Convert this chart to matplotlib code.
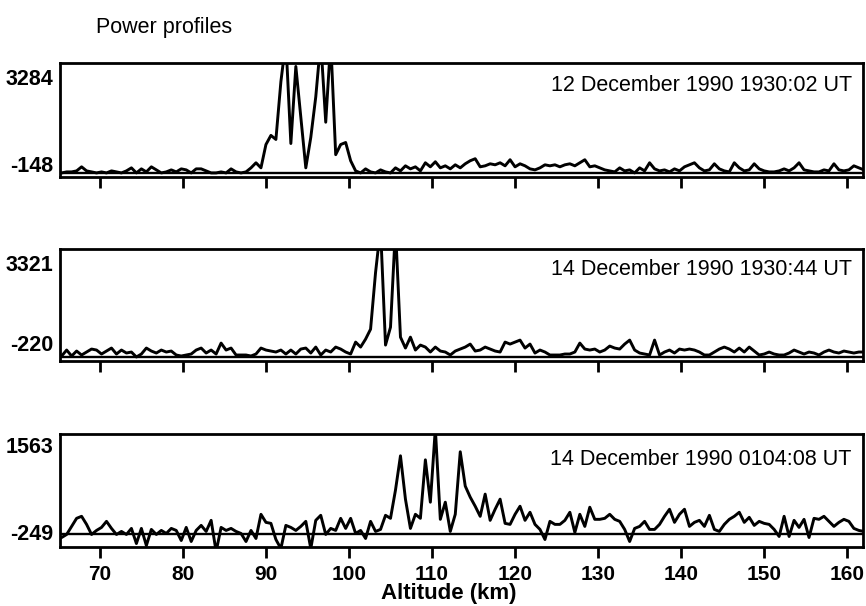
import numpy as np
import matplotlib
matplotlib.use("Agg")
import matplotlib.pyplot as plt

plt.rcParams['font.family'] = ['Liberation Sans', 'DejaVu Sans']

# altitude samples (km), 0.6 km gates
alt = 65.4 + 0.6 * np.arange(163)

xticks = [70, 80, 90, 100, 110, 120, 130, 140, 150, 160]

labels = ["12 December 1990 1930:02 UT",
          "14 December 1990 1930:44 UT",
          "14 December 1990 0104:08 UT"]

# min / max values printed on the left of each profile
y_marks = [(-148, 3284), (-220, 3321), (-249, 1563)]

# reference (noise) level drawn under each profile
noise_floor = [-500, -840, -300]

power_1 = [-500, -460, -460, -420, -260, -420, -460, -500, -460, -500,
           -420, -460, -500, -420, -300, -500, -340, -460, -260, -380,
           -500, -460, -380, -460, -340, -380, -500, -340, -340, -420,
           -500, -500, -460, -500, -340, -460, -500, -460, -300, -100,
           -300, 620, 980, 820, 3100, 4700, 660, 3700, 1700, -300,
           900, 2500, 4700, 1500, 4700, 220, 620, 700, -20, -420,
           -500, -340, -460, -500, -380, -460, -500, -300, -420, -220,
           -340, -260, -420, -100, -260, -60, -300, -220, -340, -180,
           -300, -140, -20, 60, -260, -220, -140, -180, -100, -220,
           20, -260, -140, -220, -340, -380, -300, -180, -220, -180,
           -260, -180, -140, -220, -100, 20, -260, -220, -300, -380,
           -420, -460, -300, -420, -380, -500, -300, -420, -100, -340,
           -420, -380, -460, -340, -420, -260, -180, -100, -300, -420,
           -380, -140, -340, -420, -460, -100, -300, -420, -380, -140,
           -340, -420, -460, -460, -420, -340, -420, -300, -100, -380,
           -420, -460, -460, -380, -420, -140, -380, -420, -380, -220,
           -300, -380, -420]

power_2 = [-796, -532, -796, -576, -752, -620, -488, -532, -708, -576,
           -444, -708, -532, -664, -620, -840, -708, -444, -576, -664,
           -532, -620, -576, -752, -796, -752, -708, -532, -444, -664,
           -532, -708, -224, -532, -444, -752, -752, -752, -796, -708,
           -444, -532, -576, -620, -532, -708, -532, -708, -488, -444,
           -664, -400, -752, -532, -620, -400, -488, -620, -708, -180,
           -400, -48, 392, 2900, 4880, -312, 480, 4880, 40, -444,
           40, -532, -312, -400, -620, -400, -576, -620, -752, -576,
           -488, -400, -268, -576, -532, -400, -488, -576, -620, -180,
           -268, -180, -92, -444, -268, -664, -532, -620, -752, -752,
           -752, -708, -708, -620, -224, -488, -532, -488, -620, -532,
           -356, -444, -488, -268, -92, -532, -664, -708, -752, -92,
           -752, -620, -532, -664, -488, -532, -488, -532, -620, -752,
           -752, -620, -488, -400, -488, -620, -444, -620, -400, -576,
           -752, -708, -620, -708, -752, -752, -664, -532, -620, -708,
           -620, -664, -752, -620, -532, -620, -664, -576, -620, -664,
           -620, -620, -664]

power_3 = [-363, -300, -132, 36, 78, -90, -300, -216, -153, -27,
           -174, -300, -237, -300, -174, -489, -174, -531, -195, -300,
           -216, -279, -174, -216, -426, -153, -447, -216, -111, -237,
           -6, -657, -153, -216, -174, -237, -279, -447, -216, -384,
           120, -48, -69, -405, -594, -111, -153, -216, -132, -27,
           -594, -6, 99, -300, -174, -216, 36, -174, 36, -279,
           -216, -384, -27, -237, -195, 99, 36, 624, 1338, 435,
           -174, 120, 36, 1254, 372, 1905, 15, 372, -237, 120,
           1422, 708, 477, 288, 78, 540, -6, 225, 435, -69,
           -90, 120, 288, -6, 162, -90, -195, -405, -27, -90,
           -90, -6, 162, -258, 120, -132, 267, 15, 15, 36,
           120, 15, -27, -195, -447, -174, -132, -27, -195, -195,
           -90, 78, 225, -48, 120, 225, -132, -48, -6, -132,
           99, -195, -237, -90, 15, 78, 162, -48, 57, -111,
           -27, -69, -90, -195, -342, 78, -342, -6, -153, 15,
           -363, 36, 15, 78, -27, -132, -48, 15, -27, -174,
           -216, -237, -90]

profiles = [power_1, power_2, power_3]

# layout in pixels of the 866x606 canvas
W, H = 866, 606
ax_left, ax_right = 60, 863
ax_rows = [(63, 177), (249, 361), (434, 547)]
ylims = [(-661, 3836), (-1017, 3941), (-561, 1792)]
label_y = [0.80, 0.82, 0.77]

fig = plt.figure(figsize=(W / 100, H / 100), dpi=100)

for k, (top, bottom) in enumerate(ax_rows):
    ax = fig.add_axes([ax_left / W, 1 - bottom / H,
                       (ax_right - ax_left) / W, (bottom - top) / H])
    ax.plot(alt, profiles[k], color='black', lw=2.1, solid_joinstyle='round')
    ax.axhline(noise_floor[k], color='black', lw=1.7)
    ax.set_xlim(65.2, 161.9)
    ax.set_ylim(*ylims[k])
    ax.set_xticks(xticks)
    ax.set_yticks(list(y_marks[k]))
    ax.set_yticklabels([str(v) for v in y_marks[k]], fontweight='bold')
    ax.tick_params(axis='y', length=0, pad=5, labelsize=15.5)
    ax.tick_params(axis='x', direction='out', length=8, width=2,
                   labelsize=15, pad=5)
    if k < 2:
        ax.tick_params(axis='x', labelbottom=False)
    else:
        for t in ax.get_xticklabels():
            t.set_fontweight('bold')
    for s in ax.spines.values():
        s.set_linewidth(2)
    ax.text(0.986, label_y[k], labels[k], transform=ax.transAxes,
            ha='right', va='center', fontsize=15.5)

fig.text(96 / W, 1 - 28 / H, "Power profiles", ha='left', va='center',
         fontsize=15.5)
fig.text(449 / W, 1 - 594 / H, "Altitude (km)", ha='center', va='center',
         fontsize=16, fontweight='bold')

fig.savefig("out.png", dpi=100)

Exercise details —
Return only the lines running from the top of the data to the line that holds "-300, -380, -420]". Include both of those lines, but skip the pictures.

Task answer —
Convert this chart to matplotlib code.
import numpy as np
import matplotlib
matplotlib.use("Agg")
import matplotlib.pyplot as plt

plt.rcParams['font.family'] = ['Liberation Sans', 'DejaVu Sans']

# altitude samples (km), 0.6 km gates
alt = 65.4 + 0.6 * np.arange(163)

xticks = [70, 80, 90, 100, 110, 120, 130, 140, 150, 160]

labels = ["12 December 1990 1930:02 UT",
          "14 December 1990 1930:44 UT",
          "14 December 1990 0104:08 UT"]

# min / max values printed on the left of each profile
y_marks = [(-148, 3284), (-220, 3321), (-249, 1563)]

# reference (noise) level drawn under each profile
noise_floor = [-500, -840, -300]

power_1 = [-500, -460, -460, -420, -260, -420, -460, -500, -460, -500,
           -420, -460, -500, -420, -300, -500, -340, -460, -260, -380,
           -500, -460, -380, -460, -340, -380, -500, -340, -340, -420,
           -500, -500, -460, -500, -340, -460, -500, -460, -300, -100,
           -300, 620, 980, 820, 3100, 4700, 660, 3700, 1700, -300,
           900, 2500, 4700, 1500, 4700, 220, 620, 700, -20, -420,
           -500, -340, -460, -500, -380, -460, -500, -300, -420, -220,
           -340, -260, -420, -100, -260, -60, -300, -220, -340, -180,
           -300, -140, -20, 60, -260, -220, -140, -180, -100, -220,
           20, -260, -140, -220, -340, -380, -300, -180, -220, -180,
           -260, -180, -140, -220, -100, 20, -260, -220, -300, -380,
           -420, -460, -300, -420, -380, -500, -300, -420, -100, -340,
           -420, -380, -460, -340, -420, -260, -180, -100, -300, -420,
           -380, -140, -340, -420, -460, -100, -300, -420, -380, -140,
           -340, -420, -460, -460, -420, -340, -420, -300, -100, -380,
           -420, -460, -460, -380, -420, -140, -380, -420, -380, -220,
           -300, -380, -420]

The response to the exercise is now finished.